By common perception, the northwestern part of the state is wet, forested, and populous. But in fact, the main city, Missoula , has only 64,000 inhabitants, receives no more than 13 inches of rain in an average year, and is only particularly well-forested in the Rattlesnake corridor. Much of this corner of the state has been voraciously logged, and the climate is too harsh for seedling trees to easily reforest the clear-cut areas.
The other common perception about northwestern Montana is that it’s a recreationalist’s dream come true. That it is: Not only is it the gateway to Glacier National Park , but there are fishing areas, hiking trails, and public campgrounds galore, particularly in the national forests.

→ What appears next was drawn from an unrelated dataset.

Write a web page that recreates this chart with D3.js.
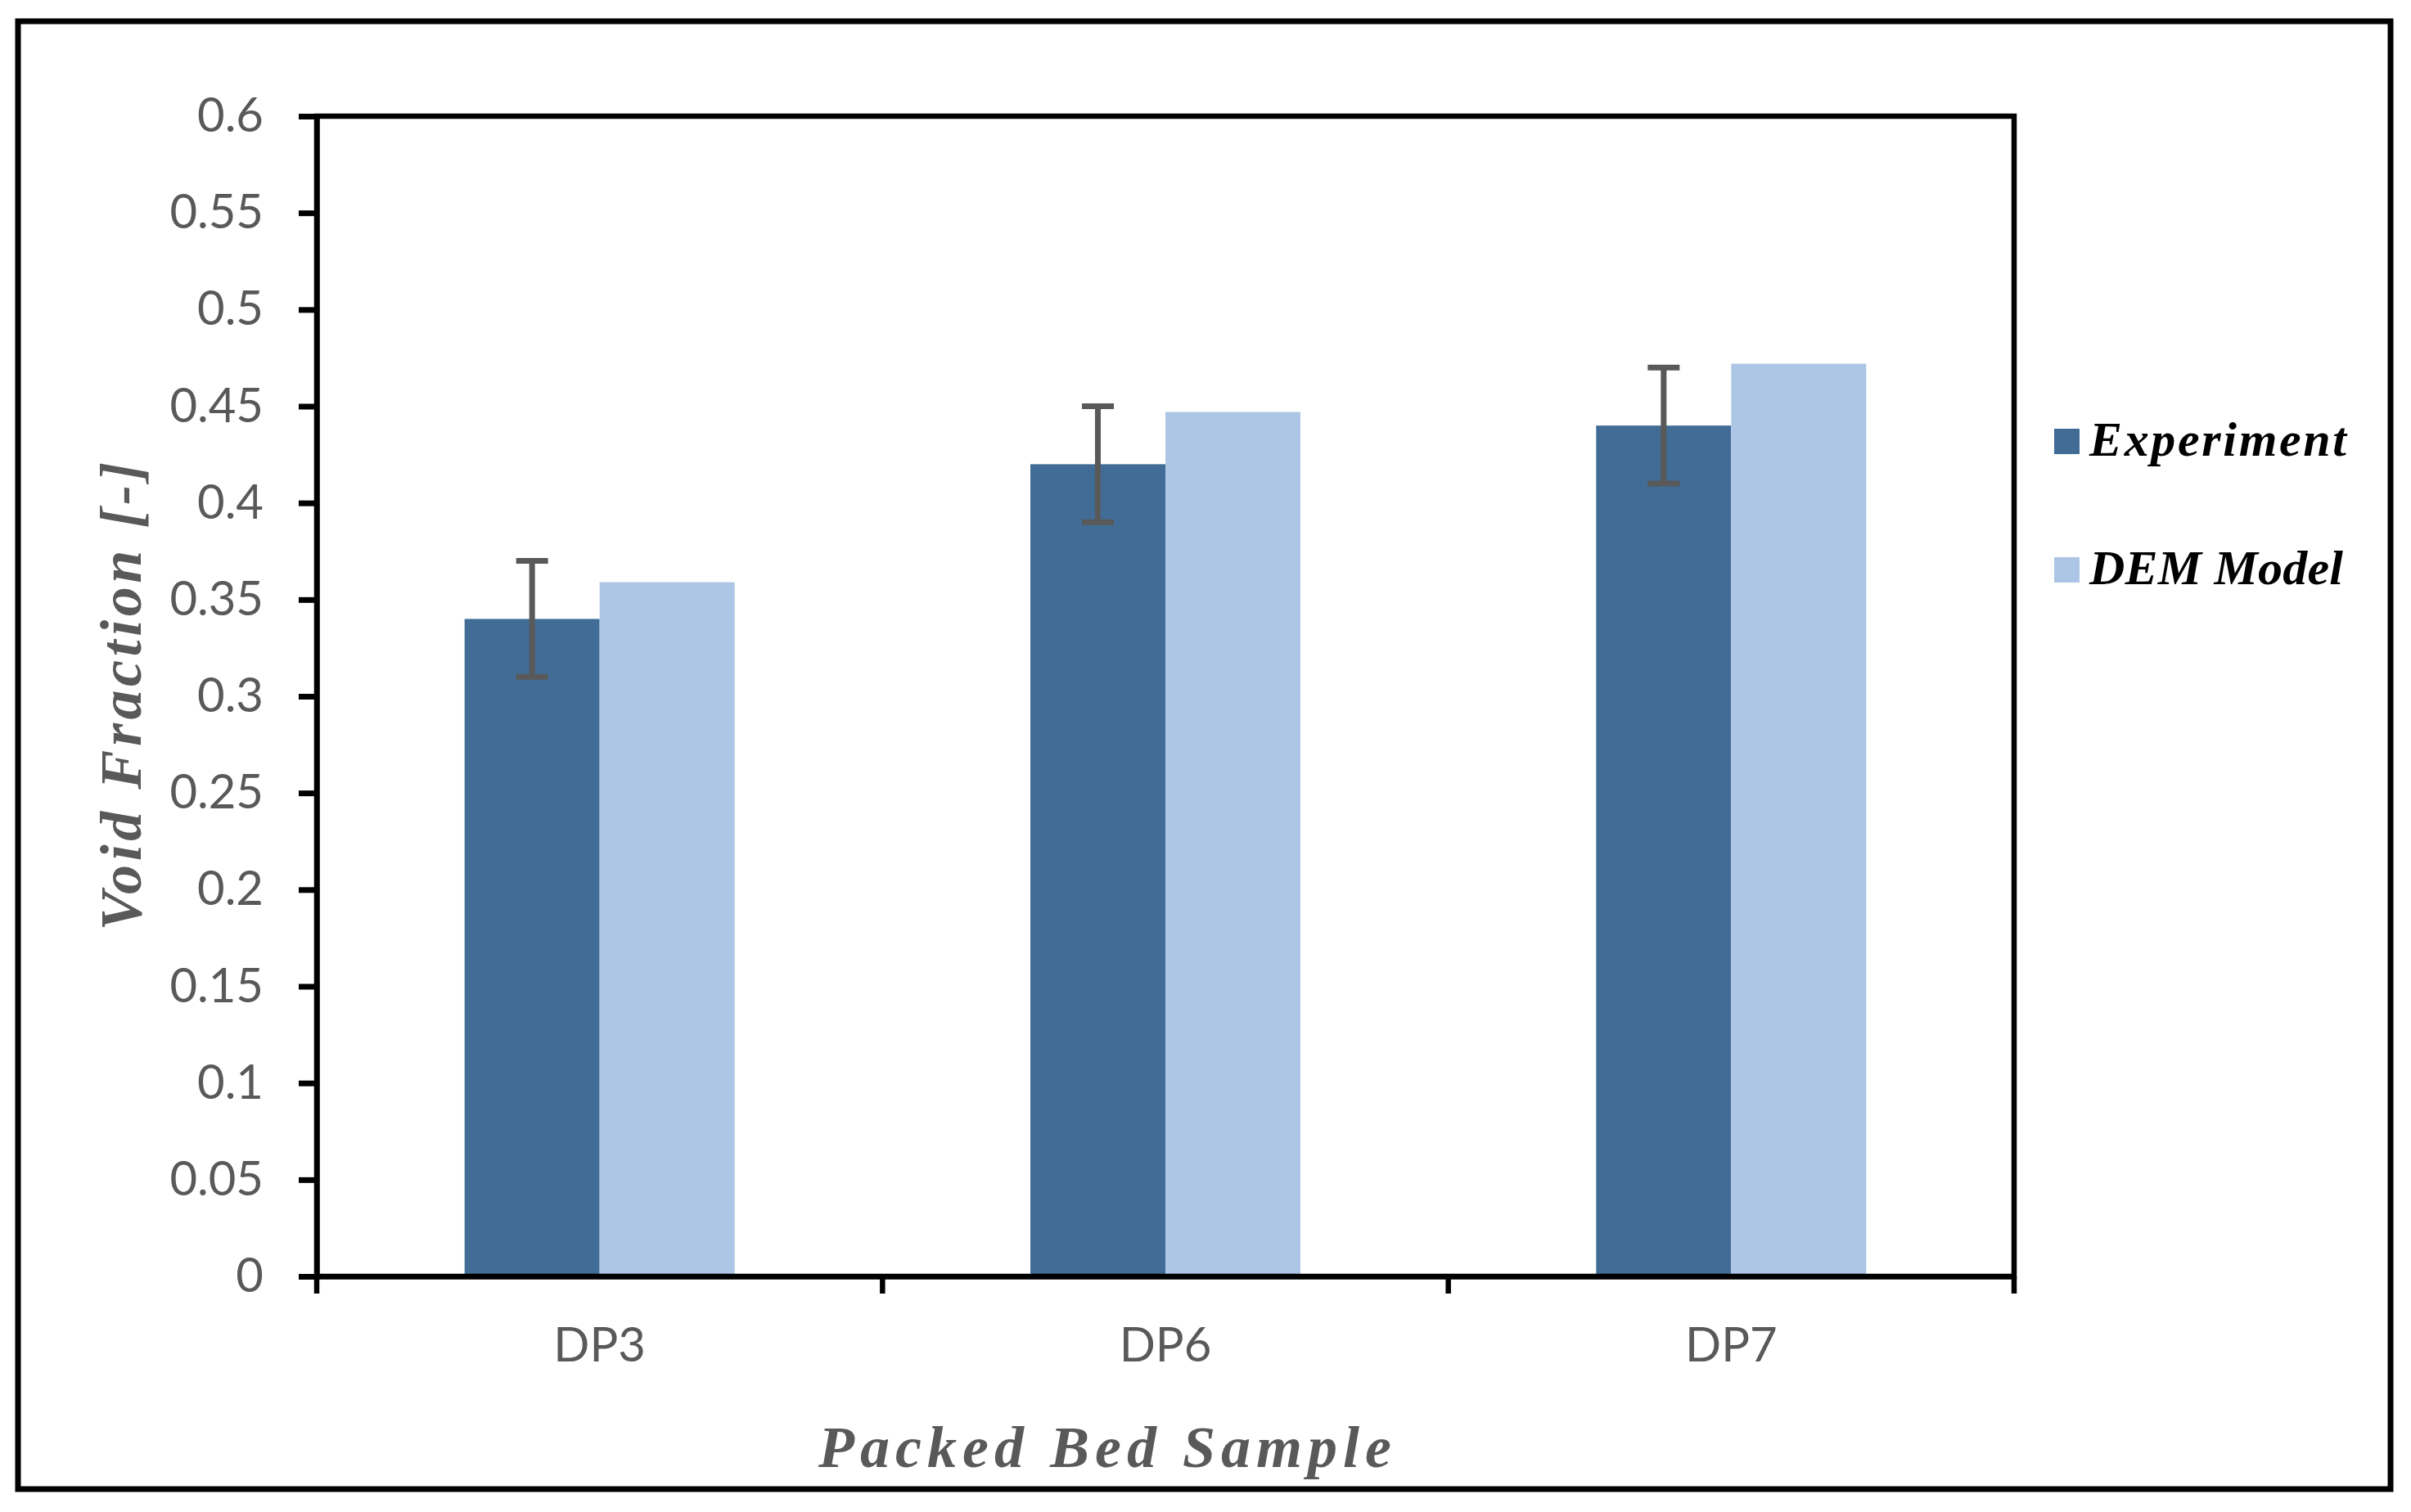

For many visitors, this is archetypal Montana; these beautiful lakes and soaring mountain peaks are what you came here for. However, you’re not alone. The last decade has seen burgeoning growth in this area, particularly in the Flathead Valley, so be prepared to share this corner of Montana with quite a few others.
Northwestern Montana’s topography is characterized by a series of forested mountain ranges (the Cabinets, Missions, Bitterroots, Flatheads, Salish, Whitefish, Purcells, and Swans), running generally northwest to southeast, and the valleys that separate them. Although this is a mountainous area, it’s not particularly high by Montana standards; Montana’s lowest spot (1,892 feet) is where the Clark Fork River enters Idaho near Troy in the state’s northwest corner.

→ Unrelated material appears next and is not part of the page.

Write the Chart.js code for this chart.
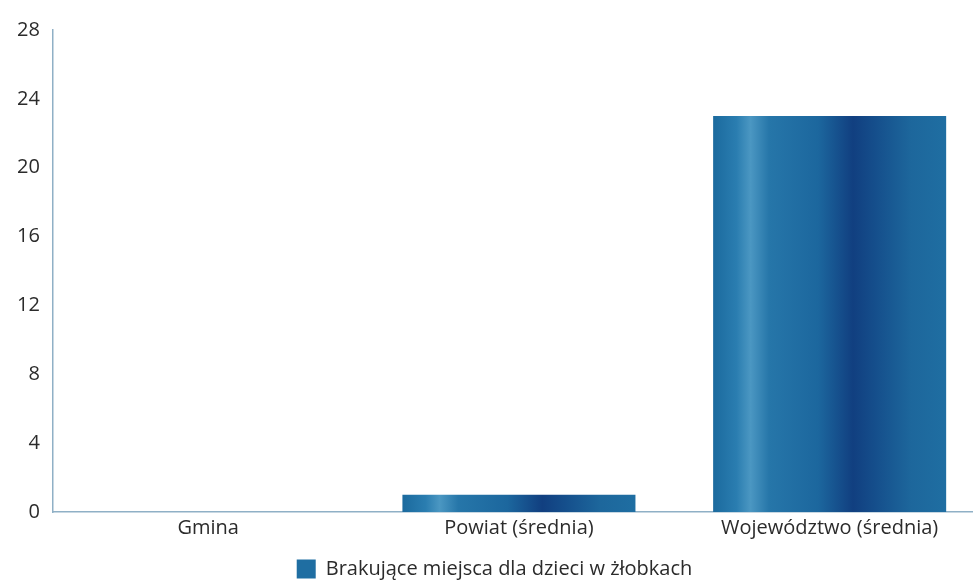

Missoula is at the mouth of Hell Gate Canyon, the Clark Fork River’s path between Mt. Jumbo (to the north, with the “L” for Lolo spelled out in white stone on the hills) and Mt. Sentinel (south, with an “M” for Montana) on the eastern edge of town. The narrow valley immediately broadens as four other sizable river valleys join it and open up the landscape, creating a bowl-like setting that makes for both pleasingly temperate weather and the dreaded phenomenon of winter temperature inversion, in which warm, moist air, often laden with particulate matter, is trapped and held in the valley by high pressure.